Plaintiffs in a consolidated cattle antitrust lawsuit filed their third amended complaint on Monday in the District of Minnesota. The 226-page redacted complaint argued that the defendants “conspired to depress fed cattle prices” causing a price collapse in 2015 and are continuing to suppress the price for beef.
The defendants include Tyson Foods, JBS, Cargill, National Beef Packing Company, Swift Beef Company, and Marfrig Global Foods. The court dismissed the lawsuit on September 29, agreeing with the defendants that the plaintiffs had not given sufficient detail regarding the direct evidence and had not sufficiently supported their claims that the defendants participated in a price-fixing conspiracy.
The third amended complaint asks the court on behalf of the plaintiffs and multiple putative classes to rule that the lawsuit should be a class action and name representatives and counsel, rule that the defendant’s actions violate the cited federal laws, and award damages to the plaintiffs and injunctive relief.
The plaintiffs, which include cattle associations and nonprofits, farms, and individuals who own businesses or farms, claimed that since the beginning of 2015 the defendants have used their control of 85 percent of the cattle market to raise the price of fed cattle throughout the United States. The price reportedly rose throughout the five years prior to the purported activity, and peaked in November 2014 before crashing.
Responding to the court’s decision to dismiss the previous complaint, the plaintiffs included graphs and data to show evidence that the companies made similar changes to the numbers of beef that they slaughtered and their prices contributing to the crash in value of beef.

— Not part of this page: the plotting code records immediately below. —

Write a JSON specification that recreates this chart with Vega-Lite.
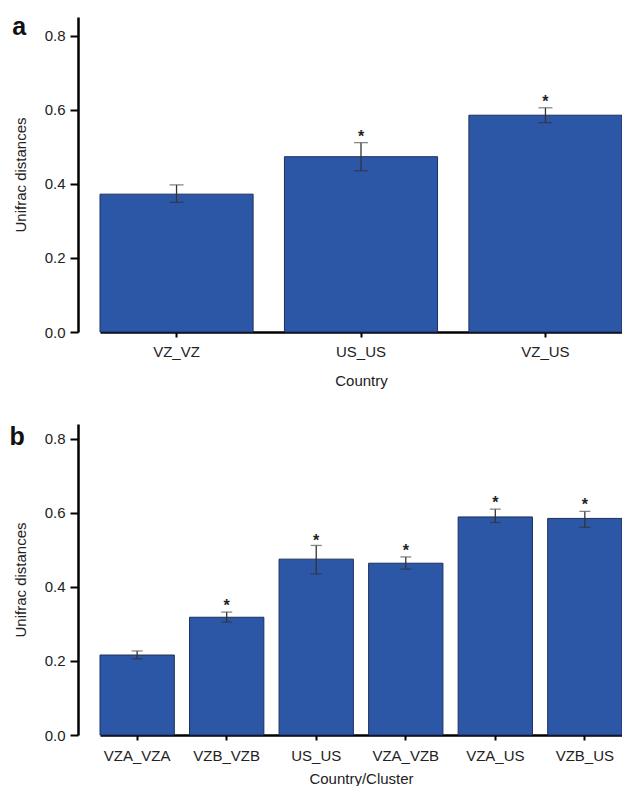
{
  "$schema": "https://vega.github.io/schema/vega-lite/v6.json",
  "padding": {"left": 9, "top": 15, "right": 0, "bottom": 0},
  "background": "white",
  "spacing": 36,
  "config": {
    "view": {"stroke": null},
    "font": "Liberation Sans",
    "axis": {
      "grid": false,
      "domainColor": "#000",
      "domainWidth": 2.5,
      "tickColor": "#000",
      "tickWidth": 2,
      "tickSize": 5,
      "labelFont": "Liberation Sans",
      "labelFontSize": 15,
      "labelColor": "#222",
      "titleFont": "Liberation Sans",
      "titleFontSize": 15,
      "titleFontWeight": "normal",
      "titleColor": "#222"
    }
  },
  "datasets": {
    "a": [
      {"group": "VZ_VZ", "mean": 0.372, "lo": 0.35, "hi": 0.397, "star": null},
      {"group": "US_US", "mean": 0.473, "lo": 0.435, "hi": 0.511, "star": 0.538},
      {"group": "VZ_US", "mean": 0.585, "lo": 0.565, "hi": 0.605, "star": 0.632}
    ],
    "b": [
      {"group": "VZA_VZA", "mean": 0.216, "lo": 0.206, "hi": 0.227, "star": null},
      {"group": "VZB_VZB", "mean": 0.318, "lo": 0.305, "hi": 0.332, "star": 0.359},
      {"group": "US_US", "mean": 0.475, "lo": 0.435, "hi": 0.512, "star": 0.534},
      {"group": "VZA_VZB", "mean": 0.464, "lo": 0.448, "hi": 0.481, "star": 0.507},
      {"group": "VZA_US", "mean": 0.589, "lo": 0.574, "hi": 0.61, "star": 0.637},
      {"group": "VZB_US", "mean": 0.585, "lo": 0.561, "hi": 0.604, "star": 0.632}
    ]
  },
  "vconcat": [
    {
      "width": 522,
      "height": 315,
      "data": {"name": "a"},
      "title": {"text": "a", "orient": "left", "anchor": "end", "angle": 0, "align": "right", "baseline": "top", "fontSize": 25, "fontWeight": "bold", "font": "Liberation Sans", "color": "#111", "offset": -27, "dy": -2},
      "encoding": {
        "x": {"field": "group", "type": "nominal", "sort": null, "title": "Country",
          "scale": {"paddingInner": 0.17, "paddingOuter": 0},
          "axis": {"labelAngle": 0, "labelPadding": 7, "titlePadding": 14}}
      },
      "layer": [
        {"mark": {"type": "bar", "color": "#2c57a6", "stroke": "#1d2f5c", "strokeWidth": 1},
          "encoding": {"y": {"field": "mean", "type": "quantitative", "title": "Unifrac distances",
            "scale": {"domain": [0, 0.85], "nice": false},
            "axis": {"values": [0, 0.2, 0.4, 0.6, 0.8], "format": ".1f", "offset": 22, "tickSize": 8, "titlePadding": 16, "labelPadding": 5}}}},
        {"mark": {"type": "rule", "color": "#333", "strokeWidth": 1.3},
          "encoding": {"y": {"field": "lo", "type": "quantitative"}, "y2": {"field": "hi"}}},
        {"mark": {"type": "tick", "color": "#333", "thickness": 1.3, "size": 14},
          "encoding": {"y": {"field": "lo", "type": "quantitative"}}},
        {"mark": {"type": "tick", "color": "#555", "thickness": 1.3, "size": 14},
          "encoding": {"y": {"field": "hi", "type": "quantitative"}}},
        {"transform": [{"filter": "datum.star != null"}],
          "mark": {"type": "text", "text": "*", "fontSize": 16, "fontWeight": "bold", "color": "#222", "baseline": "alphabetic", "dy": 9},
          "encoding": {"y": {"field": "star", "type": "quantitative"}}}
      ]
    },
    {
      "width": 522,
      "height": 311,
      "data": {"name": "b"},
      "title": {"text": "b", "orient": "left", "anchor": "end", "angle": 0, "align": "right", "baseline": "top", "fontSize": 25, "fontWeight": "bold", "font": "Liberation Sans", "color": "#111", "offset": -27, "dy": 1},
      "encoding": {
        "x": {"field": "group", "type": "nominal", "sort": null, "title": "Country/Cluster",
          "scale": {"paddingInner": 0.17, "paddingOuter": 0},
          "axis": {"labelAngle": 0, "labelPadding": 8, "titlePadding": 8}}
      },
      "layer": [
        {"mark": {"type": "bar", "color": "#2c57a6", "stroke": "#1d2f5c", "strokeWidth": 1},
          "encoding": {"y": {"field": "mean", "type": "quantitative", "title": "Unifrac distances",
            "scale": {"domain": [0, 0.84], "nice": false},
            "axis": {"values": [0, 0.2, 0.4, 0.6, 0.8], "format": ".1f", "offset": 22, "tickSize": 8, "titlePadding": 16, "labelPadding": 5}}}},
        {"mark": {"type": "rule", "color": "#333", "strokeWidth": 1.3},
          "encoding": {"y": {"field": "lo", "type": "quantitative"}, "y2": {"field": "hi"}}},
        {"mark": {"type": "tick", "color": "#333", "thickness": 1.3, "size": 11},
          "encoding": {"y": {"field": "lo", "type": "quantitative"}}},
        {"mark": {"type": "tick", "color": "#555", "thickness": 1.3, "size": 11},
          "encoding": {"y": {"field": "hi", "type": "quantitative"}}},
        {"transform": [{"filter": "datum.star != null"}],
          "mark": {"type": "text", "text": "*", "fontSize": 16, "fontWeight": "bold", "color": "#222", "baseline": "alphabetic", "dy": 9},
          "encoding": {"y": {"field": "star", "type": "quantitative"}}}
      ]
    }
  ]
}
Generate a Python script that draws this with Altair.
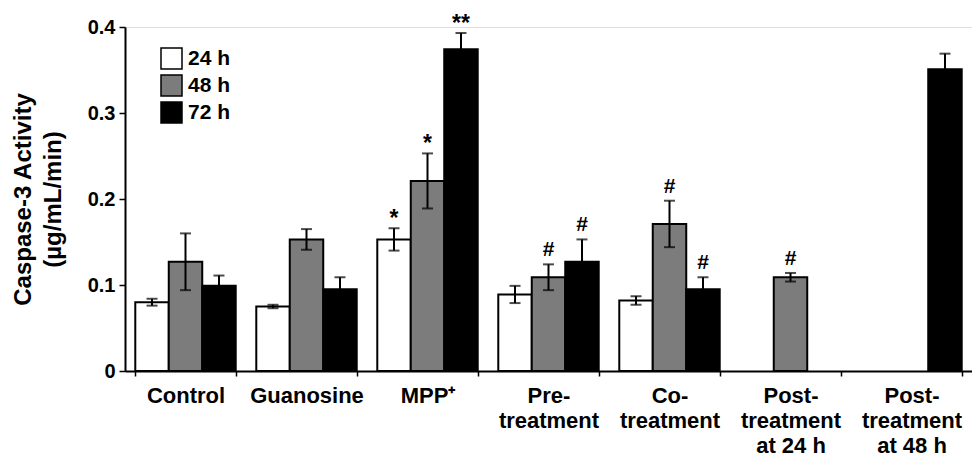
import altair as alt
import pandas as pd

groups = ["Control", "Guanosine", "MPP⁺", "Pre-\ntreatment", "Co-\ntreatment",
          "Post-\ntreatment\nat 24 h", "Post-\ntreatment\nat 48 h"]
times = ["24 h", "48 h", "72 h"]

# mean values (None = no bar)
v24 = [0.080, 0.075, 0.153, 0.089, 0.082, None, None]
v48 = [0.127, 0.153, 0.221, 0.109, 0.171, 0.109, None]
v72 = [0.099, 0.095, 0.374, 0.127, 0.095, None, 0.351]
# error values
e24 = [0.004, 0.002, 0.013, 0.010, 0.005, None, None]
e48 = [0.033, 0.012, 0.032, 0.015, 0.027, 0.005, None]
e72 = [0.012, 0.014, 0.019, 0.026, 0.014, None, 0.018]
# significance marks
s24 = ["", "", "*", "", "", "", ""]
s48 = ["", "", "*", "#", "#", "#", ""]
s72 = ["", "", "**", "#", "#", "", ""]

rows = []
for t, vals, errs, sigs in zip(times, [v24, v48, v72], [e24, e48, e72], [s24, s48, s72]):
    for g, v, e, s in zip(groups, vals, errs, sigs):
        if v is None:
            continue
        rows.append({"group": g, "time": t, "value": v, "lo": v - e, "hi": v + e, "sig": s})
df = pd.DataFrame(rows)

FONT = "Liberation Sans"

x_enc = alt.X("group:N", sort=groups, title=None,
              scale=alt.Scale(domain=groups, paddingInner=0.17, paddingOuter=0.085),
              axis=alt.Axis(labelAngle=0, labelFont=FONT, labelFontSize=22, labelFontWeight="bold",
                            labelColor="black", labelLineHeight=25, labelPadding=9,
                            labelExpr="split(datum.label, '\\n')", labelLimit=0,
                            tickSize=5, tickBand="extent", tickColor="black", tickWidth=1.5,
                            domainColor="black", domainWidth=2))
xo_enc = alt.XOffset("time:N", sort=times,
                     scale=alt.Scale(domain=times, paddingInner=0, paddingOuter=0))

base = alt.Chart(df).encode(x=x_enc, xOffset=xo_enc)

bars = base.mark_bar(stroke="black", strokeWidth=2).encode(
    y=alt.Y("value:Q", scale=alt.Scale(domain=[0, 0.4]),
            axis=alt.Axis(values=[0, 0.1, 0.2, 0.3, 0.4], grid=False,
                          labelExpr="datum.value == 0 ? '0' : format(datum.value, '.1f')",
                          labelFont=FONT, labelFontSize=20, labelFontWeight="bold", labelColor="black",
                          labelPadding=4, tickSize=6, tickColor="black", tickWidth=1.5,
                          domainColor="black", domainWidth=2,
                          title=["Caspase-3 Activity", "(µg/mL/min)"],
                          titleFont=FONT, titleFontSize=24, titleFontWeight="bold", titleColor="black",
                          titleAngle=270, titleAlign="center", titleBaseline="top",
                          titleLineHeight=30, titleX=-114, titleY=172)),
    fill=alt.Fill("time:N", sort=times,
                  scale=alt.Scale(domain=times, range=["white", "#7c7c7c", "black"]),
                  legend=alt.Legend(title=None, orient="none", legendX=35, legendY=20,
                                    symbolType="square", symbolSize=441,
                                    symbolStrokeColor="black", symbolStrokeWidth=1.5,
                                    labelFont=FONT, labelFontSize=21, labelFontWeight="bold",
                                    labelColor="black", labelOffset=5, rowPadding=0)),
)

rules = base.mark_rule(color="black", strokeWidth=2).encode(y="lo:Q", y2="hi:Q")
cap_hi = base.mark_tick(color="black", size=11, thickness=2, orient="horizontal").encode(y="hi:Q")
cap_lo = base.mark_tick(color="black", size=11, thickness=2, orient="horizontal").encode(y="lo:Q")

stars = base.transform_filter("indexof(datum.sig, '*') >= 0").mark_text(
    font=FONT, fontSize=23, fontWeight="bold", color="black", baseline="alphabetic", dy=-2
).encode(y="hi:Q", text="sig:N")
hashes = base.transform_filter("datum.sig == '#'").mark_text(
    font=FONT, fontSize=21, fontWeight="bold", color="black", baseline="alphabetic", dy=-8
).encode(y="hi:Q", text="sig:N")

chart = alt.layer(bars, rules, cap_hi, cap_lo, stars, hashes).properties(
    width=847, height=344, autosize="none",
    padding={"left": 117, "top": 19, "right": 0, "bottom": 90},
).configure_view(stroke=None).configure(background="white")

chart.save("out.html", embed_options={"renderer": "svg", "actions": False})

Additionally, the plaintiffs argued that the fed cattle market is designed to allow for the collusion, because the market is hard to enter and highly concentrated. They also noted that each of the defendants has a similar cost structure and insight into each other’s prices. The United States Department of Justice is reportedly investigating the defendants for price-fixing.
This lawsuit is one of many in the meatpacking industry alleging that the major players in the industry conspired to raise prices and increase their profits. Most of these lawsuits list Agri Stats as a defendant and purport that the company facilitated the conspiracies by passing information between the companies, but the present lawsuit does not include Agri Stats in its claims.
The plaintiffs are represented by Scott+Scott Attorneys at Law, Cafferty Clobes Meriwether & Sprengel, Robins Kaplan, Gibbs Law Group, Kirby McInerney, Paul LLP, and Pearson, Simon & Warshaw, and others which have represented individual defendants. Tyson is represented by Perkins Coie and Dykema Gossett, JBS is represented by Bassford Remele and McGrath North, Cargill is represented by Greene Espel and Mayer Brown, Marfrig Global Foods is represented by Quinn Emanuel Urquhart & Sullivan and Stinson Leonard Street, and National Beef Packing Company is represented by Jones Day.